Transcribe the material word for word, but without the images.

* [Supplied material]:
START

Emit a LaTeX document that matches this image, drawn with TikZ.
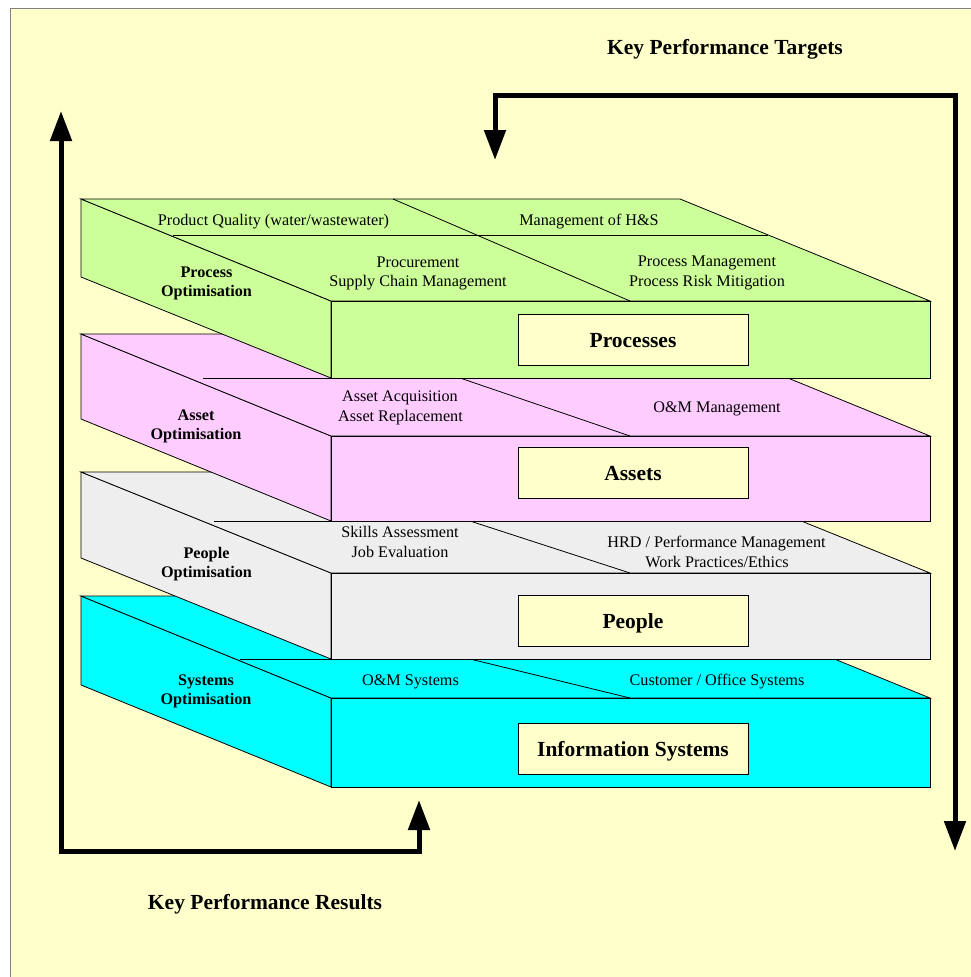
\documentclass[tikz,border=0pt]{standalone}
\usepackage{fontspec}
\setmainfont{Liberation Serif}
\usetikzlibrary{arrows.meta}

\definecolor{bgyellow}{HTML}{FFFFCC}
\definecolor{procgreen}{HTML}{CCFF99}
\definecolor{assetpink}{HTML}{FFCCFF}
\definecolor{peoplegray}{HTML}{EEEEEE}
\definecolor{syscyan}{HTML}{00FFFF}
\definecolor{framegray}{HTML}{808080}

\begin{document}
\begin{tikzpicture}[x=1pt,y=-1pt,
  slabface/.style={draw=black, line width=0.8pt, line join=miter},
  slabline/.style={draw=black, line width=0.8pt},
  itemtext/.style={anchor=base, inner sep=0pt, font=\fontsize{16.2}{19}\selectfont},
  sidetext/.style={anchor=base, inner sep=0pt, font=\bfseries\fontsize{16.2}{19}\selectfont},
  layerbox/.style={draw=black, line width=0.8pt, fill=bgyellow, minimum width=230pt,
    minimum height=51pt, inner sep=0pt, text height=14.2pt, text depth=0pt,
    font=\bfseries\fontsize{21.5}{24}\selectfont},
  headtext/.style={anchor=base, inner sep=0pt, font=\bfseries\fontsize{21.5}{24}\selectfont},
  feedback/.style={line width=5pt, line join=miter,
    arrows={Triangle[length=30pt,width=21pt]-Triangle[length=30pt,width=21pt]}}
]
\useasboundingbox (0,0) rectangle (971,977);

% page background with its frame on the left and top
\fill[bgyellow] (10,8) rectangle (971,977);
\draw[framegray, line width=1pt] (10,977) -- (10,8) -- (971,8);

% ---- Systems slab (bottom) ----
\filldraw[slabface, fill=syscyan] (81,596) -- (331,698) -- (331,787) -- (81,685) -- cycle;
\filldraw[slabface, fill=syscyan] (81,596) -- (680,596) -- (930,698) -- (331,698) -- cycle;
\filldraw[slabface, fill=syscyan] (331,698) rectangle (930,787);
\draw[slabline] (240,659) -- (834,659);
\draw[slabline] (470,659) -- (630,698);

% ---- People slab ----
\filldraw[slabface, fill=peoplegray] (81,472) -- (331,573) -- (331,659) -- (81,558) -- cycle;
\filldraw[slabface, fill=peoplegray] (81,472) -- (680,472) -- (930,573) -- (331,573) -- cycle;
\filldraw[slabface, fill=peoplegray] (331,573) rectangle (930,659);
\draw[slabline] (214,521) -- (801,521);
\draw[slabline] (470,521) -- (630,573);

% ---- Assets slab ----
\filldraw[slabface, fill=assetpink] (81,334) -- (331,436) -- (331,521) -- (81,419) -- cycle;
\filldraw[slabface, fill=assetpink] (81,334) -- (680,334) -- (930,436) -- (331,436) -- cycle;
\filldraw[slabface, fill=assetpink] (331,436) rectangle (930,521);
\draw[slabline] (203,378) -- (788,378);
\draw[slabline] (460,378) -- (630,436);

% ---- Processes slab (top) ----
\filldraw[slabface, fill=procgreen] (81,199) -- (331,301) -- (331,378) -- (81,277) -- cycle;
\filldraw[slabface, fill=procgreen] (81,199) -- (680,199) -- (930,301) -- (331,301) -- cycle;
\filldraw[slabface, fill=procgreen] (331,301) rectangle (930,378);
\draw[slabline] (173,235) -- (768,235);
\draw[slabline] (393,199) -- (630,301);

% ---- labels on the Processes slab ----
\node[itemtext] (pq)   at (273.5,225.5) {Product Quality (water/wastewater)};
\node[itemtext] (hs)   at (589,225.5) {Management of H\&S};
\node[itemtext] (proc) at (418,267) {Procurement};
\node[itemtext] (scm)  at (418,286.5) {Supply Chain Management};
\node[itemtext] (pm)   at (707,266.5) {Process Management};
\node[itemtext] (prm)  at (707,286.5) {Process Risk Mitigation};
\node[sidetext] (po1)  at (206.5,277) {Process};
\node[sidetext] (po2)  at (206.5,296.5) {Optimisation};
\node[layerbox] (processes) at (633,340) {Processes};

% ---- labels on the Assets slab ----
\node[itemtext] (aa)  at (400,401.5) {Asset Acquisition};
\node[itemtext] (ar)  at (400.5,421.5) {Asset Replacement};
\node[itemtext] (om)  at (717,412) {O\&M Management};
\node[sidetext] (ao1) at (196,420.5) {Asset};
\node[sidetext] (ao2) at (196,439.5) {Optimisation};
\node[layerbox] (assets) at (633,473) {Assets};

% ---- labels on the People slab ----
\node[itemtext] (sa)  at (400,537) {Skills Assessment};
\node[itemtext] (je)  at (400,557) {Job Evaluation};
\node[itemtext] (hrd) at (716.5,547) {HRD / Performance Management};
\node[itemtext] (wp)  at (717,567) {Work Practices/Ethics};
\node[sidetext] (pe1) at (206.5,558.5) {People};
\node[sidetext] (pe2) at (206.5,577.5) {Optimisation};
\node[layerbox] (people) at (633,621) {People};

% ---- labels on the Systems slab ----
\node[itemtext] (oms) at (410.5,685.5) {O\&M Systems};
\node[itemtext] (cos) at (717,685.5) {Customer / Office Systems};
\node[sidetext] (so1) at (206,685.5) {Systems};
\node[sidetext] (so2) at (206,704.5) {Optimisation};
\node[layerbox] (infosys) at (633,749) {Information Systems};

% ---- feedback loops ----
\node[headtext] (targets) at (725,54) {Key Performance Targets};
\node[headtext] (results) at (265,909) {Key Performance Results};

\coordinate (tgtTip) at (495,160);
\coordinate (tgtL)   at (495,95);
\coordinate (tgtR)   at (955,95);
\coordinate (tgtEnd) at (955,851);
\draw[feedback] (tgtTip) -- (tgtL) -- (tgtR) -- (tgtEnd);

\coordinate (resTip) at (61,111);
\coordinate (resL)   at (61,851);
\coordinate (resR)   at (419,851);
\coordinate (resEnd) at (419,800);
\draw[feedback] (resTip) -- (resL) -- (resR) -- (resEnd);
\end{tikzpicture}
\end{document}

END

* [Response to this exercise]:
Emit a LaTeX document that matches this image, drawn with TikZ.
\documentclass[tikz,border=0pt]{standalone}
\usepackage{fontspec}
\setmainfont{Liberation Serif}
\usetikzlibrary{arrows.meta}

\definecolor{bgyellow}{HTML}{FFFFCC}
\definecolor{procgreen}{HTML}{CCFF99}
\definecolor{assetpink}{HTML}{FFCCFF}
\definecolor{peoplegray}{HTML}{EEEEEE}
\definecolor{syscyan}{HTML}{00FFFF}
\definecolor{framegray}{HTML}{808080}

\begin{document}
\begin{tikzpicture}[x=1pt,y=-1pt,
  slabface/.style={draw=black, line width=0.8pt, line join=miter},
  slabline/.style={draw=black, line width=0.8pt},
  itemtext/.style={anchor=base, inner sep=0pt, font=\fontsize{16.2}{19}\selectfont},
  sidetext/.style={anchor=base, inner sep=0pt, font=\bfseries\fontsize{16.2}{19}\selectfont},
  layerbox/.style={draw=black, line width=0.8pt, fill=bgyellow, minimum width=230pt,
    minimum height=51pt, inner sep=0pt, text height=14.2pt, text depth=0pt,
    font=\bfseries\fontsize{21.5}{24}\selectfont},
  headtext/.style={anchor=base, inner sep=0pt, font=\bfseries\fontsize{21.5}{24}\selectfont},
  feedback/.style={line width=5pt, line join=miter,
    arrows={Triangle[length=30pt,width=21pt]-Triangle[length=30pt,width=21pt]}}
]
\useasboundingbox (0,0) rectangle (971,977);

% page background with its frame on the left and top
\fill[bgyellow] (10,8) rectangle (971,977);
\draw[framegray, line width=1pt] (10,977) -- (10,8) -- (971,8);

% ---- Systems slab (bottom) ----
\filldraw[slabface, fill=syscyan] (81,596) -- (331,698) -- (331,787) -- (81,685) -- cycle;
\filldraw[slabface, fill=syscyan] (81,596) -- (680,596) -- (930,698) -- (331,698) -- cycle;
\filldraw[slabface, fill=syscyan] (331,698) rectangle (930,787);
\draw[slabline] (240,659) -- (834,659);
\draw[slabline] (470,659) -- (630,698);

% ---- People slab ----
\filldraw[slabface, fill=peoplegray] (81,472) -- (331,573) -- (331,659) -- (81,558) -- cycle;
\filldraw[slabface, fill=peoplegray] (81,472) -- (680,472) -- (930,573) -- (331,573) -- cycle;
\filldraw[slabface, fill=peoplegray] (331,573) rectangle (930,659);
\draw[slabline] (214,521) -- (801,521);
\draw[slabline] (470,521) -- (630,573);

% ---- Assets slab ----
\filldraw[slabface, fill=assetpink] (81,334) -- (331,436) -- (331,521) -- (81,419) -- cycle;
\filldraw[slabface, fill=assetpink] (81,334) -- (680,334) -- (930,436) -- (331,436) -- cycle;
\filldraw[slabface, fill=assetpink] (331,436) rectangle (930,521);
\draw[slabline] (203,378) -- (788,378);
\draw[slabline] (460,378) -- (630,436);

% ---- Processes slab (top) ----
\filldraw[slabface, fill=procgreen] (81,199) -- (331,301) -- (331,378) -- (81,277) -- cycle;
\filldraw[slabface, fill=procgreen] (81,199) -- (680,199) -- (930,301) -- (331,301) -- cycle;
\filldraw[slabface, fill=procgreen] (331,301) rectangle (930,378);
\draw[slabline] (173,235) -- (768,235);
\draw[slabline] (393,199) -- (630,301);

% ---- labels on the Processes slab ----
\node[itemtext] (pq)   at (273.5,225.5) {Product Quality (water/wastewater)};
\node[itemtext] (hs)   at (589,225.5) {Management of H\&S};
\node[itemtext] (proc) at (418,267) {Procurement};
\node[itemtext] (scm)  at (418,286.5) {Supply Chain Management};
\node[itemtext] (pm)   at (707,266.5) {Process Management};
\node[itemtext] (prm)  at (707,286.5) {Process Risk Mitigation};
\node[sidetext] (po1)  at (206.5,277) {Process};
\node[sidetext] (po2)  at (206.5,296.5) {Optimisation};
\node[layerbox] (processes) at (633,340) {Processes};

% ---- labels on the Assets slab ----
\node[itemtext] (aa)  at (400,401.5) {Asset Acquisition};
\node[itemtext] (ar)  at (400.5,421.5) {Asset Replacement};
\node[itemtext] (om)  at (717,412) {O\&M Management};
\node[sidetext] (ao1) at (196,420.5) {Asset};
\node[sidetext] (ao2) at (196,439.5) {Optimisation};
\node[layerbox] (assets) at (633,473) {Assets};

% ---- labels on the People slab ----
\node[itemtext] (sa)  at (400,537) {Skills Assessment};
\node[itemtext] (je)  at (400,557) {Job Evaluation};
\node[itemtext] (hrd) at (716.5,547) {HRD / Performance Management};
\node[itemtext] (wp)  at (717,567) {Work Practices/Ethics};
\node[sidetext] (pe1) at (206.5,558.5) {People};
\node[sidetext] (pe2) at (206.5,577.5) {Optimisation};
\node[layerbox] (people) at (633,621) {People};

% ---- labels on the Systems slab ----
\node[itemtext] (oms) at (410.5,685.5) {O\&M Systems};
\node[itemtext] (cos) at (717,685.5) {Customer / Office Systems};
\node[sidetext] (so1) at (206,685.5) {Systems};
\node[sidetext] (so2) at (206,704.5) {Optimisation};
\node[layerbox] (infosys) at (633,749) {Information Systems};

% ---- feedback loops ----
\node[headtext] (targets) at (725,54) {Key Performance Targets};
\node[headtext] (results) at (265,909) {Key Performance Results};

\coordinate (tgtTip) at (495,160);
\coordinate (tgtL)   at (495,95);
\coordinate (tgtR)   at (955,95);
\coordinate (tgtEnd) at (955,851);
\draw[feedback] (tgtTip) -- (tgtL) -- (tgtR) -- (tgtEnd);

\coordinate (resTip) at (61,111);
\coordinate (resL)   at (61,851);
\coordinate (resR)   at (419,851);
\coordinate (resEnd) at (419,800);
\draw[feedback] (resTip) -- (resL) -- (resR) -- (resEnd);
\end{tikzpicture}
\end{document}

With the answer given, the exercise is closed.